Research Engineer (Contract), Preparedness Team, OpenAI
My work focused on designing and implementing medium- and high-risk model autonomy
evaluations for
the Preparedness framework.
Public examples include SWE-bench Verified, which
measures a
model's ability to solve real-world software issues, MLE-bench (ICLR '25 Oral), which measures an agent's ability to do
machine
learning engineering, and PaperBench (ICML '25), which evaluates an agent's ability to
replicate state-of-the-art AI research. These have been featured in the Financial Times and the
Lex
Fridman
podcast, among other outlets, as well as being featured in system cards from OpenAI, Anthropic and DeepMind.
I've also contributed to the GPT-4o, o1 and o3-mini system cards.
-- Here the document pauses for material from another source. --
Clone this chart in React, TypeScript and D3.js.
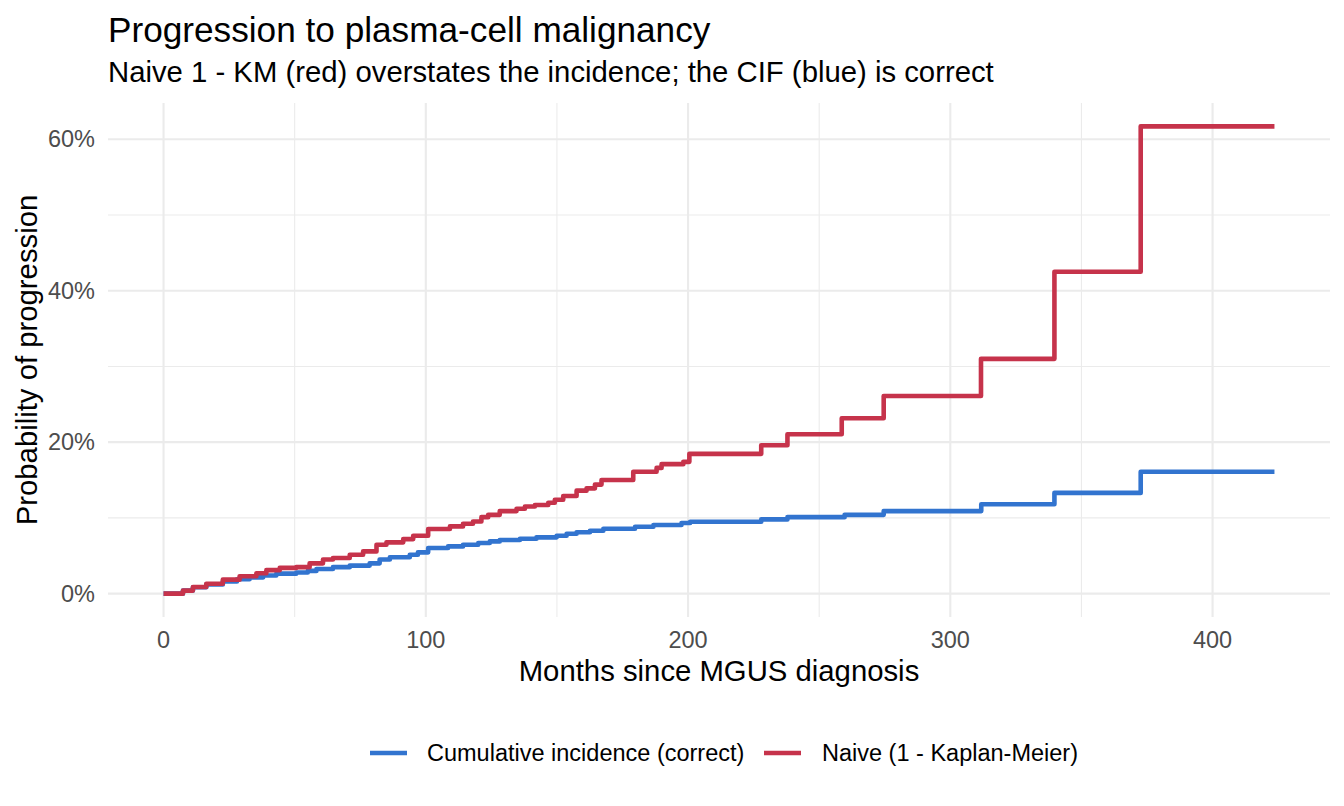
import * as d3 from 'd3';

// months since diagnosis / cumulative probability
const kmTimes = [0, 7.4, 11.2, 16.3, 22.6, 29, 35.4, 39.2, 44.3, 50.6, 55.7, 60.8, 64.6, 71, 76.1, 81.2, 85, 91.4, 95.2, 100.9, 109.2, 114.2, 118, 121.2, 123.8, 128.2, 134.6, 137.8, 141.6, 146.7, 149.2, 152.4, 157.5, 161.3, 164.5, 167, 179.1, 188, 189.9, 198.2, 200.5, 227.9, 237.9, 258.6, 274.6, 311.7, 339.7, 372.6, 423.6];
const kmValues = [0, 0.004, 0.0088, 0.013, 0.0185, 0.023, 0.027, 0.031, 0.034, 0.035, 0.04, 0.045, 0.047, 0.0514, 0.0558, 0.0646, 0.0677, 0.072, 0.0765, 0.0853, 0.0888, 0.0923, 0.0953, 0.101, 0.104, 0.109, 0.112, 0.115, 0.117, 0.12, 0.124, 0.129, 0.136, 0.139, 0.144, 0.15, 0.161, 0.166, 0.171, 0.174, 0.1846, 0.196, 0.2105, 0.2316, 0.261, 0.31, 0.425, 0.617, 0.617];

const cifTimes = [0, 7.4, 11.2, 16.3, 22.6, 28, 32.8, 38, 43, 50.6, 55, 58.3, 64.6, 71, 78.6, 82.4, 86.3, 93.9, 97, 100.9, 108.5, 114.2, 120, 124.4, 128.2, 135.9, 142.2, 149.9, 153.7, 157.5, 162.6, 167.7, 179.8, 186.8, 197.5, 200.8, 227.9, 237.9, 259.7, 274.6, 311.8, 339.7, 372.6, 423.6];
const cifValues = [0, 0.004, 0.0085, 0.012, 0.016, 0.019, 0.0215, 0.024, 0.0264, 0.028, 0.030, 0.0325, 0.035, 0.037, 0.04, 0.045, 0.048, 0.0514, 0.0545, 0.0602, 0.0624, 0.0646, 0.0668, 0.069, 0.0708, 0.0725, 0.0743, 0.0765, 0.079, 0.081, 0.083, 0.0857, 0.0883, 0.0906, 0.0932, 0.095, 0.098, 0.101, 0.104, 0.109, 0.118, 0.133, 0.161, 0.161];

const seriesNames = ['Cumulative incidence (correct)', 'Naive (1 - Kaplan-Meier)'];
const seriesColors = ['#3274CF', '#C6334B'];

const xBreaks = [0, 100, 200, 300, 400];
const xMinor = [50, 150, 250, 350];
const yBreaks = [0, 0.2, 0.4, 0.6];
const yMinor = [0.1, 0.3, 0.5];

const FONT = '"Liberation Sans", Arial, Helvetica, sans-serif';
const width = 1344,
  height = 806;
const PANEL = { left: 108, right: 1330, top: 103, bottom: 617 };

// ggplot-style 5% expansion
const expand = ([lo, hi]: number[]) => {
  const pad = (hi - lo) * 0.05;
  return [lo - pad, hi + pad];
};

export default function App() {
  const series = [
    { name: seriesNames[0], color: seriesColors[0], pts: cifTimes.map((t, i) => [t, cifValues[i]]) },
    { name: seriesNames[1], color: seriesColors[1], pts: kmTimes.map((t, i) => [t, kmValues[i]]) },
  ];

  const allT = [...kmTimes, ...cifTimes];
  const allP = [...kmValues, ...cifValues];

  const xScale = d3
    .scaleLinear()
    .domain(expand(d3.extent(allT) as number[]))
    .range([PANEL.left, PANEL.right]);
  const yScale = d3
    .scaleLinear()
    .domain(expand(d3.extent(allP) as number[]))
    .range([PANEL.bottom, PANEL.top]);

  const line = d3
    .line<number[]>()
    .x(d => xScale(d[0]))
    .y(d => yScale(d[1]))
    .curve(d3.curveStepAfter);

  const pct = d3.format('.0%');

  return (
    <svg width={width} height={height} style={{ position: 'absolute', left: 0, top: 0, background: '#fff' }} fontFamily={FONT}>
      {/* grid */}
      {xMinor.map(v => (
        <line key={'xm' + v} x1={xScale(v)} x2={xScale(v)} y1={PANEL.top} y2={PANEL.bottom} stroke="#EBEBEB" strokeWidth={1.07} />
      ))}
      {yMinor.map(v => (
        <line key={'ym' + v} x1={PANEL.left} x2={PANEL.right} y1={yScale(v)} y2={yScale(v)} stroke="#EBEBEB" strokeWidth={1.07} />
      ))}
      {xBreaks.map(v => (
        <line key={'x' + v} x1={xScale(v)} x2={xScale(v)} y1={PANEL.top} y2={PANEL.bottom} stroke="#EBEBEB" strokeWidth={2.13} />
      ))}
      {yBreaks.map(v => (
        <line key={'y' + v} x1={PANEL.left} x2={PANEL.right} y1={yScale(v)} y2={yScale(v)} stroke="#EBEBEB" strokeWidth={2.13} />
      ))}

      {/* step curves */}
      {series.map(s => (
        <path key={s.name} d={line(s.pts) ?? ''} fill="none" stroke={s.color} strokeWidth={4.6} strokeLinejoin="round" />
      ))}

      {/* axis labels */}
      {xBreaks.map(v => (
        <text key={'xl' + v} x={xScale(v)} y={648} textAnchor="middle" fontSize={23.5} fill="#4D4D4D">
          {v}
        </text>
      ))}
      {yBreaks.map(v => (
        <text key={'yl' + v} x={95} y={yScale(v)} dy="0.35em" textAnchor="end" fontSize={23.5} fill="#4D4D4D">
          {pct(v)}
        </text>
      ))}

      <text x={(PANEL.left + PANEL.right) / 2} y={681} textAnchor="middle" fontSize={29.3} fill="#000">
        Months since MGUS diagnosis
      </text>
      <text
        transform={`translate(37,${(PANEL.top + PANEL.bottom) / 2}) rotate(-90)`}
        textAnchor="middle"
        fontSize={29.3}
        fill="#000"
      >
        Probability of progression
      </text>

      {/* titles */}
      <text x={108} y={42} fontSize={35.2} fill="#000">
        Progression to plasma-cell malignancy
      </text>
      <text x={108} y={82} fontSize={29.3} fill="#000">
        Naive 1 - KM (red) overstates the incidence; the CIF (blue) is correct
      </text>

      {/* legend */}
      {[
        { x: 370, tx: 427 },
        { x: 764, tx: 822 },
      ].map((pos, i) => (
        <g key={'lg' + i}>
          <line x1={pos.x} x2={pos.x + 37} y1={753} y2={753} stroke={series[i].color} strokeWidth={4.6} />
          <text x={pos.tx} y={753} dy="0.35em" fontSize={23.5} fill="#000">
            {series[i].name}
          </text>
        </g>
      ))}
    </svg>
  );
}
Our project, the Dangerous Capability
Evaluations project, was mentioned by Sam Altman in a Senate hearing, and I was also a maintainer of the
OpenAI evals repo while in the
Policy team.
BitBlaster-16
is a 16-bit computer built from scratch using only NAND gates
and data flip-flops as primitives! :) It has its own assembly
language, compiler and operating system. I wrote a few programs
on it, including an autograd engine to do backpropagation in
computational graphs.
Fermi Poker
is a fun way to get better at making predictions under uncertainty.
Anecdotally I've found friends get much better at making
well-calibrated predictions after just a few rounds!
All Minus One: Modernized
is my re-interpretation of All Minus One,
a modernised adaptation of John Stuart Mill's 1859 essay On Liberty. This presents Mill's arguments
on the importance of free speech and the danger of silencing minority opinions.
I tend to limit my time on social media and news sites, as I find they often skew negative. Wikipedia and Metaculus have
become my go-to for staying informed about current events — I think they're both underrated. For those interested in this
perspective, I recommend Rolf Dobelli's "Stop Reading the News".